**Problem requirements**
Starting at the line that contains "Generate a component" and stopping at the line that contains "Chart.register(...registerables);", transcribe every line of the material below exactly; pictures stay out.

# START OF Record extracts

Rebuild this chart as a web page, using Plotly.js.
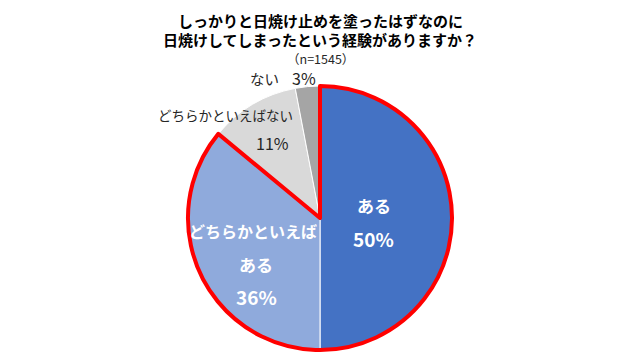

# END OF Record extracts
# START OF Record extracts

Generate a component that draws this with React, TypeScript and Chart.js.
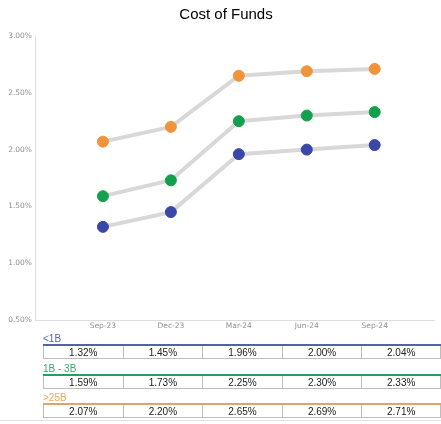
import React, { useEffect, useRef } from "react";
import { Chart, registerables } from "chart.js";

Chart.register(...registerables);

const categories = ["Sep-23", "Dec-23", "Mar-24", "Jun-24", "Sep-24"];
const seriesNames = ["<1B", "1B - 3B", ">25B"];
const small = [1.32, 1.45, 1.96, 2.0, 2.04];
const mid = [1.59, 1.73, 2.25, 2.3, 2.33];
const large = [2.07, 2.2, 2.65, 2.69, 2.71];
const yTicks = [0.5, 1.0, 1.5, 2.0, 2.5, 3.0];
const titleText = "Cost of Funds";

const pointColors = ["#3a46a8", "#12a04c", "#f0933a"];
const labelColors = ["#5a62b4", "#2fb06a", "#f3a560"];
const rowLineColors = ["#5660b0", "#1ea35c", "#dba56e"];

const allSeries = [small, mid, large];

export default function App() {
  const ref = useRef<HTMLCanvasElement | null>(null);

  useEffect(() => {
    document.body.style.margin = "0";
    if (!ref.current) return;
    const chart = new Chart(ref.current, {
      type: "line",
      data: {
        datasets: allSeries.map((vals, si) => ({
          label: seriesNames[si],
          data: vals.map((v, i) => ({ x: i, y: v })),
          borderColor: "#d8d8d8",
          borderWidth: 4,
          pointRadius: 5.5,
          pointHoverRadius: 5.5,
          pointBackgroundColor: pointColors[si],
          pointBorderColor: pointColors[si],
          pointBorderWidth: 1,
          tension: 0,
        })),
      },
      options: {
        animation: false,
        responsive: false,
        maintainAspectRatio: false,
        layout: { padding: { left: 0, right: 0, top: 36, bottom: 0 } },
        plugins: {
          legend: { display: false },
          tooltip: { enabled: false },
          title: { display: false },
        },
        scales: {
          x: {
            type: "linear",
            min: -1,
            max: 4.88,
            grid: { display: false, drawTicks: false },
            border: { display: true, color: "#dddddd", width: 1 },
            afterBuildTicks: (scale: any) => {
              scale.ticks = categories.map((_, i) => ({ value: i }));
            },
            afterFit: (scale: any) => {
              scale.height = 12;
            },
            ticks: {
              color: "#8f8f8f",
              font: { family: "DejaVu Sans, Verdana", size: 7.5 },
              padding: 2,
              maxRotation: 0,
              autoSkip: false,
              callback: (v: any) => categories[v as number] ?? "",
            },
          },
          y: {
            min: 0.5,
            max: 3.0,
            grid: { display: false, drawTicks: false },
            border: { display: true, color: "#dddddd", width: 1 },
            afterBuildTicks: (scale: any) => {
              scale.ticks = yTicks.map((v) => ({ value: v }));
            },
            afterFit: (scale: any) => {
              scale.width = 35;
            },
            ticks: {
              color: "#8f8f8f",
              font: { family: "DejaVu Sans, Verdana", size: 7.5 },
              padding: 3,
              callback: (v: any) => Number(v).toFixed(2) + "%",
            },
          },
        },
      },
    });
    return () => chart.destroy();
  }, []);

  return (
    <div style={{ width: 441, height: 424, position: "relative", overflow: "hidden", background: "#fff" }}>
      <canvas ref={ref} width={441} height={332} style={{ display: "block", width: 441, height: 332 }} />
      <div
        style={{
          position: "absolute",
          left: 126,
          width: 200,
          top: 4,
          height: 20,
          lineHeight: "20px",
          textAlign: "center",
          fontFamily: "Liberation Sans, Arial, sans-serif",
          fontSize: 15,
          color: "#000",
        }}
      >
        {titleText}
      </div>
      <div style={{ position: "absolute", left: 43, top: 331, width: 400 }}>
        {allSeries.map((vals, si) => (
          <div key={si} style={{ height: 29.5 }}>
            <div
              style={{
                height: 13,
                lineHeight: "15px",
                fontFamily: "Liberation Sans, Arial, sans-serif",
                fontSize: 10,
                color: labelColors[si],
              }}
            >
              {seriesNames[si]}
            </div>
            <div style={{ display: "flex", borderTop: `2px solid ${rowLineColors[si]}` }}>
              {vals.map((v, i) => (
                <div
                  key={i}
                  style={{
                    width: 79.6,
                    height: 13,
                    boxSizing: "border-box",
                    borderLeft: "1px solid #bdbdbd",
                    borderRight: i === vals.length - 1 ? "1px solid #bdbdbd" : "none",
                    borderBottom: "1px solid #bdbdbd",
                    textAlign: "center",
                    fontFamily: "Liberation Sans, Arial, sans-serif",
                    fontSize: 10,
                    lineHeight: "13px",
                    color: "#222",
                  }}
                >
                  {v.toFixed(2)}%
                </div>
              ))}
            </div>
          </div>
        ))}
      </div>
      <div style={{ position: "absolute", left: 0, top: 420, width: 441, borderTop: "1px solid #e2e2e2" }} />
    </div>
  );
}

# END OF Record extracts

**Written response**
Generate a component that draws this with React, TypeScript and Chart.js.
import React, { useEffect, useRef } from "react";
import { Chart, registerables } from "chart.js";

Chart.register(...registerables);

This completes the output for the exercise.